The viewers are challenged at the characters lack of resistance, or even lack of internal struggle displayed on the screen. Hu states “lethargy embraces the potential of being an ‘object being’ as one that relieves a subject of the burden of having to perform aliveness, individuality, and interactivity– all ‘human’ attributes that are actually gendered, ableist, or racially coded.” (Hu, 2022, 120)
Nakamura states in her Introduction:
“So rather than focusing on the idea that women and minorities need to get online, we might ask: How do they use their digital visual capital? In what ways are their gendered and racialized bodies a form of this new type of capital? What sort of laws does this currency operate under? It doesn’t change everything, but what does it change? This brings us back to the privilege of interactivity and its traditional linkage with the creation of a newly empowered subject.”
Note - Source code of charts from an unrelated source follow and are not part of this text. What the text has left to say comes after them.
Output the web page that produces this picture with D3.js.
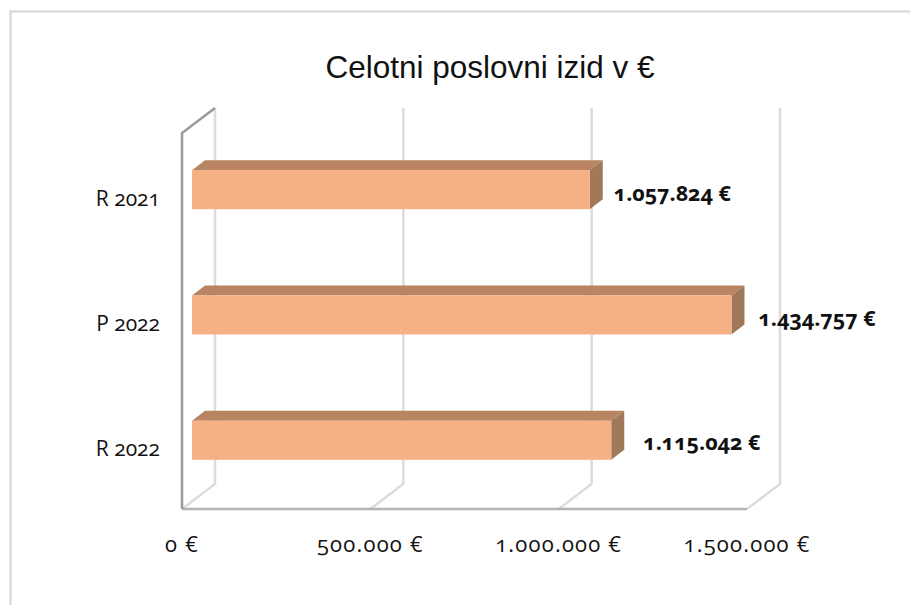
<!DOCTYPE html>
<html>
<head>
<meta charset="utf-8">
<script src="https://cdn.jsdelivr.net/npm/d3@7"></script>
<style>
  html, body { margin: 0; padding: 0; background: #fff; overflow: hidden; }
  .lbl { font-family: "Open Sans", sans-serif; font-variant-numeric: oldstyle-nums; font-feature-settings: "onum" 1; fill: #111; }
</style>
</head>
<body>
<script>
// Chart data
var categories = ["R 2021", "P 2022", "R 2022"];
var values = [1057824, 1434757, 1115042];
var valueLabels = ["1.057.824 €", "1.434.757 €", "1.115.042 €"];
var tickValues = [0, 500000, 1000000, 1500000];
var tickLabels = ["0 €", "500.000 €", "1.000.000 €", "1.500.000 €"];

// Chart params
var svgWidth = 910;
var svgHeight = 605;
var depth = { x: 33, y: 25 };
var plot = { left: 182, right: 747, top: 133, bottom: 509 };

var svg = d3.select("body").append("svg")
    .attr("width", svgWidth)
    .attr("height", svgHeight)
    .style("display", "block");

// outer frame, only left and top show in the picture
svg.append("rect")
    .attr("x", 10.5).attr("y", 11.5)
    .attr("width", 920).attr("height", 640)
    .attr("fill", "#fff")
    .attr("stroke", "#dcdcdc")
    .attr("stroke-width", 2.5);

svg.append("text")
    .attr("x", 490).attr("y", 78)
    .attr("text-anchor", "middle")
    .attr("font-family", "Liberation Sans")
    .attr("font-size", 31.5)
    .attr("fill", "#111")
    .text("Celotni poslovni izid v €");

// scales
var xScale = d3.scaleLinear().domain([0, 1500000]).range([plot.left, plot.right]);
var barScale = d3.scaleLinear().domain([0, 1500000]).range([plot.left + 10, plot.right + 9]);
var yScale = d3.scaleBand().domain(categories).range([plot.top, plot.bottom]);

// gridlines on the back wall and the floor
var grid = svg.append("g");
tickValues.forEach(function (t) {
    var x = xScale(t);
    grid.append("path")
        .attr("d", d3.line()([[x, plot.bottom], [x + depth.x, plot.bottom - depth.y], [x + depth.x, plot.top - depth.y]]))
        .attr("fill", "none")
        .attr("stroke", "#dcdcdc")
        .attr("stroke-width", 2.5);
});

// left wall and floor front edge
svg.append("path")
    .attr("d", d3.line()([[plot.left, plot.bottom], [plot.right, plot.bottom]]))
    .attr("fill", "none")
    .attr("stroke", "#b3b3b3")
    .attr("stroke-width", 2.5);
svg.append("path")
    .attr("d", d3.line()([[plot.left + depth.x, plot.top - depth.y], [plot.left, plot.top], [plot.left, plot.bottom]]))
    .attr("fill", "none")
    .attr("stroke", "#999")
    .attr("stroke-width", 2.5);

// 3d bars
var barH = 39, barDx = 13, barDy = 10, offY = -6;
var bars = svg.selectAll(".bar").data(values).enter().append("g").attr("class", "bar");

function barTop(i) { return yScale(categories[i]) + yScale.bandwidth() / 2 + offY - barH / 2; }

bars.append("path")
    .attr("fill", "#b98462")
    .attr("d", function (d, i) {
        var t = barTop(i), l = barScale(0), r = barScale(d);
        return d3.line()([[l, t], [l + barDx, t - barDy], [r + barDx, t - barDy], [r, t]]);
    });
bars.append("path")
    .attr("fill", "#a0785a")
    .attr("d", function (d, i) {
        var t = barTop(i), r = barScale(d);
        return d3.line()([[r, t], [r + barDx, t - barDy], [r + barDx, t - barDy + barH], [r, t + barH]]);
    });
bars.append("rect")
    .attr("fill", "#f5b183")
    .attr("x", barScale(0))
    .attr("y", function (d, i) { return barTop(i); })
    .attr("width", function (d) { return barScale(d) - barScale(0); })
    .attr("height", barH);

// value labels, the gap to the bar differs per label in the picture
var labelDx = [24, 27, 32];
var labelDy = [31, 30, 29];
svg.selectAll(".val").data(values).enter().append("text")
    .attr("class", "lbl val")
    .attr("x", function (d, i) { return barScale(d) + labelDx[i]; })
    .attr("y", function (d, i) { return barTop(i) + labelDy[i]; })
    .attr("font-size", 21.5)
    .attr("font-weight", 700)
    .text(function (d, i) { return valueLabels[i]; });

// category labels
svg.selectAll(".cat").data(categories).enter().append("text")
    .attr("class", "lbl cat")
    .attr("x", 160)
    .attr("y", function (d) { return yScale(d) + yScale.bandwidth() / 2 + 10; })
    .attr("text-anchor", "end")
    .attr("font-size", 21)
    .text(function (d) { return d; });

// tick labels
svg.selectAll(".tick").data(tickValues).enter().append("text")
    .attr("class", "lbl tick")
    .attr("x", function (d) { return xScale(d); })
    .attr("y", 552)
    .attr("text-anchor", "middle")
    .attr("font-size", 22)
    .attr("letter-spacing", 1.2)
    .text(function (d, i) { return tickLabels[i]; });
</script>
</body>
</html>
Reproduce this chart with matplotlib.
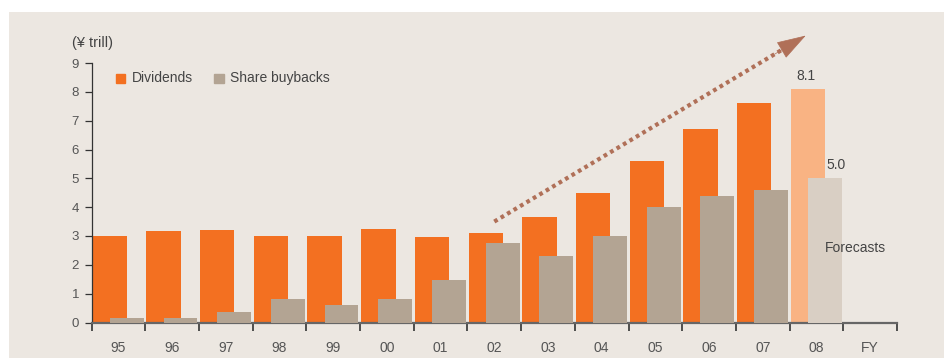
import numpy as np
import matplotlib
matplotlib.use('Agg')
import matplotlib.pyplot as plt
from matplotlib.patches import Rectangle

# fiscal years, last slot only carries the "FY" label
years = ['95', '96', '97', '98', '99', '00', '01', '02', '03', '04', '05', '06', '07', '08', 'FY']
dividends = [3.0, 3.17, 3.2, 3.0, 3.0, 3.25, 2.95, 3.1, 3.65, 4.5, 5.6, 6.7, 7.6, 8.1]
buybacks = [0.15, 0.15, 0.35, 0.8, 0.6, 0.8, 1.47, 2.75, 2.3, 3.0, 4.0, 4.4, 4.6, 5.0]
n_forecast = 1  # last year is forecast

arrow_start = (7.5, 3.5)
arrow_end = (13.3, 9.95)

bg = '#ECE7E1'
c_div = '#F37021'
c_buy = '#B3A493'
c_div_f = '#F9B383'
c_buy_f = '#D9CFC4'
txt = '#444444'
axc = '#666666'

plt.rcParams['font.family'] = ['Liberation Sans', 'DejaVu Sans']

fig = plt.figure(figsize=(9.45, 3.58), dpi=100)
fig.patch.set_facecolor('white')
fig.patches.append(Rectangle((9 / 945, 0), 1, (358 - 12) / 358, transform=fig.transFigure,
                             facecolor=bg, edgecolor='none', zorder=-10))

ax = fig.add_axes([91.6 / 945, 35.5 / 358, (897 - 91.6) / 945, (295 - 35.5) / 358])
ax.set_facecolor('none')

x = np.arange(len(dividends))
nh = len(dividends) - n_forecast
cd = [c_div] * nh + [c_div_f] * n_forecast
cb = [c_buy] * nh + [c_buy_f] * n_forecast
ax.bar(x + 0.02, dividends, width=0.64, align='edge', color=cd, zorder=2)
ax.bar(x + 0.34, buybacks, width=0.63, align='edge', color=cb, zorder=3)

ax.set_xlim(0, len(years))
ax.set_ylim(0, 9)

for s in ['top', 'right']:
    ax.spines[s].set_visible(False)
ax.spines['left'].set_color('#333333')
ax.spines['bottom'].set_color(axc)
ax.spines['bottom'].set_linewidth(1.6)
ax.spines['left'].set_linewidth(0.9)

ax.set_yticks(range(10))
ax.tick_params(axis='y', length=5, width=0.9, color='#333333', labelsize=9.5,
               labelcolor='#555555', pad=4)
ax.set_xticks(range(len(years) + 1))
ax.set_xticklabels([])
ax.set_xticks(np.arange(len(years)) + 0.5, minor=True)
ax.set_xticklabels(years, minor=True)
ax.tick_params(axis='x', which='major', length=6, width=1.2, color='#333333', direction='out')
ax.tick_params(axis='x', which='minor', length=0, labelsize=10, labelcolor='#555555', pad=13)

# titles / labels
fig.text(72 / 945, 1 - 43 / 358, '(\u00a5 trill)', fontsize=10.5, color=txt, va='center')

# legend
ax.add_patch(Rectangle((0.45, 8.3), 0.18, 0.33, color=c_div, clip_on=False))
ax.text(0.75, 8.47, 'Dividends', fontsize=10, color=txt, va='center')
ax.add_patch(Rectangle((2.28, 8.3), 0.18, 0.33, color=c_buy, clip_on=False))
ax.text(2.58, 8.47, 'Share buybacks', fontsize=10, color=txt, va='center')

ax.text(13.31, dividends[-1] + 0.22, f'{dividends[-1]:.1f}', ha='center', va='bottom',
        fontsize=10, color=txt)
ax.text(13.87, buybacks[-1] + 0.22, f'{buybacks[-1]:.1f}', ha='center', va='bottom',
        fontsize=10, color=txt)
ax.text(13.65, 2.6, 'Forecasts', fontsize=10, color=txt, va='center')

# trend arrow
ac = '#B07058'
dx = arrow_end[0] - arrow_start[0]
dy = arrow_end[1] - arrow_start[1]
t = 0.93
ax.plot([arrow_start[0], arrow_start[0] + dx * t], [arrow_start[1], arrow_start[1] + dy * t],
        color=ac, lw=3, ls=(0, (0.9, 0.9)), clip_on=False, zorder=4)
ax.annotate('', xy=arrow_end, xytext=(arrow_start[0] + dx * 0.9, arrow_start[1] + dy * 0.9),
            arrowprops=dict(arrowstyle='-|>,head_length=1.2,head_width=0.38', color=ac,
                            lw=0.5, shrinkA=0, shrinkB=0, mutation_scale=16),
            annotation_clip=False, zorder=5)

fig.savefig('out.png', dpi=100, facecolor=fig.get_facecolor())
Hu states in his Introduction:
“For a server, lethargy is the exhaustion of having only a partial claim on selfhood: of needing to ‘be yourself’ for other people, or alternately of having to suppress it; of being what feminist scholars Neda Atanasoski and Kalindi Vora call “human surrogates,” rather than full humans. And yet this is the same problem that afflicts users: a feeling of selfhood as something out-of-reach, burdensome, or even unwanted that trails the feeling of sovereignty like a leaden shadow.”
The books read were interesting, contrasting digital data with digital culture and the implications that follow weaving through concepts of gender and race. As gender has consistently been established as a performative aspect of ones identity, one can question how the performative aspect of gender is translated in visual medium in contrast with data– how do you define data that is gendered on a spectrum of male and female, when the performative aspects are tied to a culture that is every-changing? While one can argue that gender ‘doesn’t matter’, it becomes apparent that even on digital platforms where one can afford to be an anonymous, participating presence in a community, the lived experience of that individual, in reality, is affected by such physical attributes of race and gender, and it is a reality that cannot be ignored.